There are a number of different aspects to this use of pre registration that bother me. The first is that I worry that this will lead to an incorrect perception that a priori  is more correct and post-hoc is less correct. This is not the case. If both analyses are performed correctly then at a p=0.05 threshold both have the same probability of producing false positives. I worry that results that have not been pre-registered will be viewed as dodgy. It is true that they could be dodgy as a result of endless different analysis attempts, however, I think that we should trust what researchers write in their manuscripts. My biggest concern is that one of the motivations of pre-registration is that we should no longer trust what our peers have said they have done. There is something very negative about this way of thinking and I would prefer to think, perhaps naively, that all scientists are being as honest as they can be. One solution to this problem would be for all researchers to make their data publically available. In this way others can look for themselves at the effects that are reported. This is something that I came across when publishing a paper in the Proceedings of the Royal Society B who require data to be made publically available on datadryad.org.
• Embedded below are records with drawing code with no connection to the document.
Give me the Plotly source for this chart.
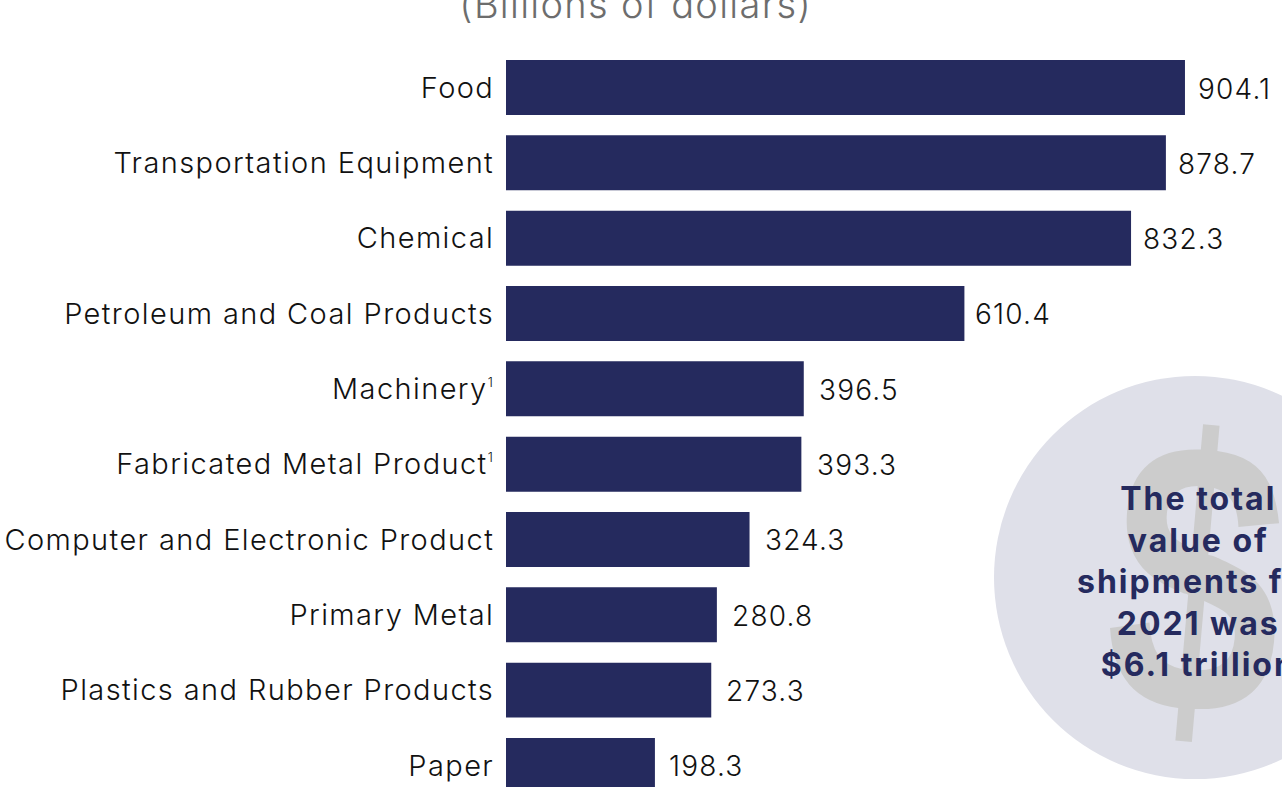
import plotly.graph_objects as go

categories = ["Food", "Transportation Equipment", "Chemical", "Petroleum and Coal Products",
              "Machinery<sup><span style='font-size:13px'>1</span></sup>",
              "Fabricated Metal Product<sup><span style='font-size:13px'>1</span></sup>",
              "Computer and Electronic Product", "Primary Metal",
              "Plastics and Rubber Products", "Paper"]
values = [904.1, 878.7, 832.3, 610.4, 396.5, 393.3, 324.3, 280.8, 273.3, 198.3]
label_gaps = [13, 12, 12, 11, 15, 16, 15, 15, 15, 14]
subtitle = "(Billions of dollars)"
callout = "The total<br>value of<br>shipments for<br>2021 was<br>$6.1 trillion"

W, H = 1282, 787
L = 506
FONT = "Inter, Arial, sans-serif"
NAVY = "#252A5E"
INK = "#111111"

def px(x):
    return (x - L) / (W - L)

def py(y):
    return 1 - y / H

fig = go.Figure(go.Bar(y=categories, x=values, orientation="h", marker=dict(color=NAVY, line_width=0),
                       hoverinfo="skip", showlegend=False))

annotations = [dict(x=v, y=c, xref="x", yref="y", text=f"{v:.1f}", showarrow=False, xanchor="left",
                    xshift=g + 2, yshift=-1, font=dict(family=FONT, size=28, color=INK, weight=300), borderpad=0)
               for v, c, g in zip(values, categories, label_gaps)]
annotations.append(dict(x=px(635), y=py(20), xref="paper", yref="paper", text=subtitle, showarrow=False,
                        xanchor="center", yanchor="bottom", yshift=-9,
                        font=dict(family=FONT, size=38, color="#6D6D6D", weight=300)))
annotations.append(dict(x=px(1197), y=py(578), xref="paper", yref="paper", text="$", showarrow=False,
                        xanchor="center", yanchor="middle", textangle=5,
                        font=dict(family="Liberation Sans", size=389, color="#CCCCCC", weight=700)))
annotations.append(dict(x=px(1198), y=py(581), xref="paper", yref="paper", text=callout, showarrow=False,
                        xanchor="center", yanchor="middle", align="center",
                        font=dict(family=FONT, size=32, color=NAVY, weight=700)))

fig.update_layout(
    width=W, height=H, margin=dict(l=L, r=0, t=0, b=0, pad=0),
    paper_bgcolor="white", plot_bgcolor="white", bargap=0.27,
    font=dict(family=FONT, size=29, color=INK),
    xaxis=dict(range=[0, 1033.3], visible=False, fixedrange=True),
    yaxis=dict(type="category", categoryorder="array", categoryarray=categories, range=[9.286, -1.1616],
               showgrid=False, zeroline=False, showline=False, ticks="outside", ticklen=5,
               tickcolor="rgba(0,0,0,0)", tickfont=dict(family=FONT, size=29, color=INK, weight=300),
               automargin=False, fixedrange=True),
    annotations=annotations,
    shapes=[dict(type="circle", xref="paper", yref="paper", x0=px(994), x1=px(1396), y0=py(779), y1=py(376),
                 fillcolor="#DFE0E9", line_width=0, layer="below")],
)

post = """
document.body.style.margin='0';document.body.style.overflow='hidden';
var st=document.createElement('style');
st.textContent='.ytick text{letter-spacing:1.4px}';
document.head.appendChild(st);
document.querySelectorAll('.annotation-text').forEach(function(t){
  var s=t.textContent;
  if(s.indexOf('Billions')>=0){t.style.letterSpacing='1.3px';}
  else if(s.indexOf('total')>=0){t.style.letterSpacing='2px';}
  else if(s==='$'){t.style.transformBox='fill-box';t.style.transformOrigin='center';t.style.transform='scaleX(0.8)';}
  else {t.style.letterSpacing='1.2px';}
});
"""
fig.write_html("out.html", config=dict(displayModeBar=False), post_script=post)
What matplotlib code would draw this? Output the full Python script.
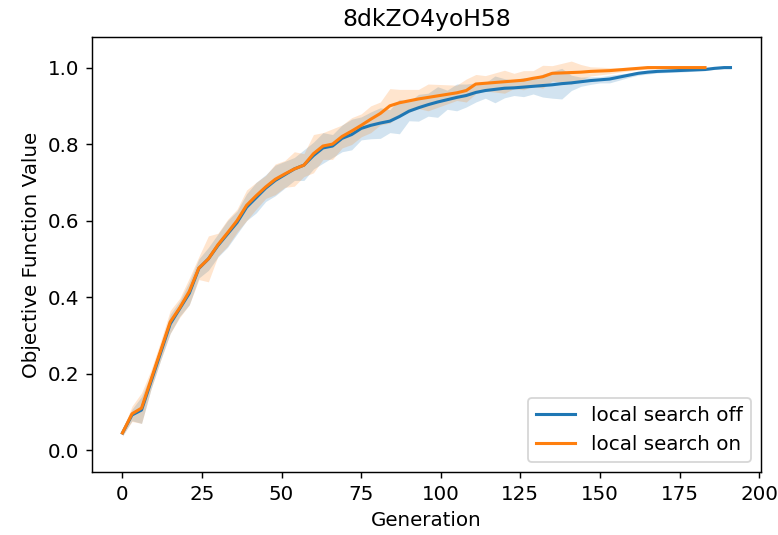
from matplotlib import use as setRenderingBackend  # isort:skip
setRenderingBackend('Agg')  # isort:skip

from numpy import array  # noqa: E402
from matplotlib import pyplot as plt  # noqa: E402

TITLE = '8dkZO4yoH58'
LABELS = ['local search off', 'local search on']

# generations (every third one)
gen_off = list(range(0, 190, 3)) + [191]
gen_on = list(range(0, 184, 3))

mean_off = [
    0.045, 0.092, 0.105, 0.180, 0.255, 0.330, 0.370, 0.410, 0.475, 0.500,
    0.535, 0.565, 0.595, 0.635, 0.660, 0.685, 0.705, 0.720, 0.735, 0.745,
    0.770, 0.790, 0.795, 0.815, 0.825, 0.841, 0.849, 0.855, 0.860, 0.872,
    0.886, 0.895, 0.903, 0.910, 0.916, 0.922, 0.927, 0.935, 0.940, 0.943,
    0.946, 0.947, 0.949, 0.951, 0.953, 0.955, 0.958, 0.960, 0.963, 0.966,
    0.968, 0.970, 0.975, 0.980, 0.985, 0.988, 0.990, 0.991, 0.992, 0.993,
    0.994, 0.995, 0.998, 1.000, 1.000,
]
spread_off = [
    0.008, 0.015, 0.035, 0.020, 0.020, 0.025, 0.020, 0.030, 0.025, 0.030,
    0.030, 0.035, 0.030, 0.035, 0.040, 0.035, 0.040, 0.035, 0.030, 0.040,
    0.035, 0.040, 0.030, 0.035, 0.040, 0.030, 0.035, 0.040, 0.030, 0.045,
    0.025, 0.035, 0.030, 0.040, 0.025, 0.035, 0.030, 0.025, 0.020, 0.035,
    0.025, 0.020, 0.025, 0.020, 0.030, 0.035, 0.040, 0.020, 0.012, 0.010,
    0.008, 0.010, 0.008, 0.006, 0.005, 0.005, 0.004, 0.004, 0.004, 0.004,
    0.003, 0.003, 0.003, 0.003, 0.003,
]

mean_on = [
    0.045, 0.095, 0.110, 0.185, 0.260, 0.335, 0.372, 0.415, 0.476, 0.500,
    0.537, 0.568, 0.600, 0.640, 0.665, 0.688, 0.708, 0.722, 0.735, 0.745,
    0.775, 0.795, 0.800, 0.820, 0.834, 0.849, 0.865, 0.880, 0.900, 0.908,
    0.913, 0.918, 0.922, 0.926, 0.930, 0.934, 0.940, 0.957, 0.959, 0.961,
    0.963, 0.965, 0.967, 0.972, 0.976, 0.985, 0.986, 0.987, 0.988, 0.990,
    0.991, 0.992, 0.994, 0.996, 0.998, 1.000, 1.000, 1.000, 1.000, 1.000,
    1.000, 1.000,
]
spread_on = [
    0.008, 0.020, 0.040, 0.025, 0.025, 0.030, 0.025, 0.035, 0.030, 0.060,
    0.030, 0.035, 0.030, 0.040, 0.035, 0.030, 0.040, 0.035, 0.045, 0.030,
    0.050, 0.035, 0.040, 0.030, 0.035, 0.030, 0.035, 0.030, 0.045, 0.035,
    0.030, 0.025, 0.035, 0.030, 0.025, 0.020, 0.030, 0.025, 0.020, 0.025,
    0.030, 0.020, 0.025, 0.020, 0.030, 0.020, 0.025, 0.030, 0.020, 0.012,
    0.010, 0.008, 0.006, 0.005, 0.004, 0.004, 0.003, 0.003, 0.003, 0.003,
    0.003, 0.003,
]


def draw_series(ax, gens, mean, spread, label):
    mean = array(mean)
    spread = array(spread)
    line, = ax.plot(gens, mean, label=label, linewidth=1.7)
    ax.fill_between(gens, mean - spread, mean + spread, color=line.get_color(), alpha=0.2, linewidth=0)


def main():
    plt.rcParams['font.size'] = 11
    fig = plt.figure(figsize=(778 / 130, 535 / 130), dpi=130)
    ax = fig.add_axes([0.1183, 0.1178, 0.8597, 0.8131])

    draw_series(ax, gen_off, mean_off, spread_off, LABELS[0])
    draw_series(ax, gen_on, mean_on, spread_on, LABELS[1])

    ax.set_xlim(-9.55, 200.55)
    ax.set_ylim(-0.057, 1.08)
    ax.set_xticks(range(0, 201, 25))
    ax.set(
        xlabel='Generation',
        ylabel='Objective Function Value',
    )
    ax.set_title(TITLE, fontsize=13)
    ax.legend(loc='lower right')

    fig.savefig('out.png', dpi=130)
    plt.close(fig)


if __name__ == '__main__':
    main()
A second reason that I have misgivings about pre-registration is that it has the potential to stifle exciting unusual research and the reporting of unexpected results. One of the things I really enjoy about my work is the possibility that with each experiment I might discover something unexpected that changes how I think about my field of research. The fact this has not happened to me to date does not diminish this excitement. Indeed the field of action observation would not really exist without the unexpected discovery of mirror neurons (although others might argue that this is a good argument for pre-registration!). I am not sure how excited I would be about experimentation if it were the end result of months of writing and revising pre-registration papers that would then treat post-hoc analysis of my exciting unexpected result as less truthful.
My third concern is how pre-registration will work in practice. For example, if I was to pre-register an fMRI study. I presumably would have to give details of all the scanning parameters, all subject details (numbers, how many female, ages etc.), all pre-processing parameters, the planned design matrix, the planned contrasts and any a priori regions of interest and how I would specify them, either from the data or from another source. Then a reviewer would have to review this to determine if all this was correct. I would then not be able to deviate from this. So if one of my subjects moved a lot in the scanner and I had not written this in the pre-registration document, then I assume the study would then be classified as post-hoc as I had not included all exclusion criteria in the pre-registration. My worry is that there are so many degrees of freedom in any study that to cover all possible outcomes in the pre-registration document would be unnecessarily burdensome. However, not to include them would be against the principle of pre-registration. I am sure many of these things will be ironed out when people start to pre-register their studies, but I am concerned that the level of detail required to pre-register a study and the level of detailed expertise required to review these documents will mean that pre-registration will not be able to work in practice as intended.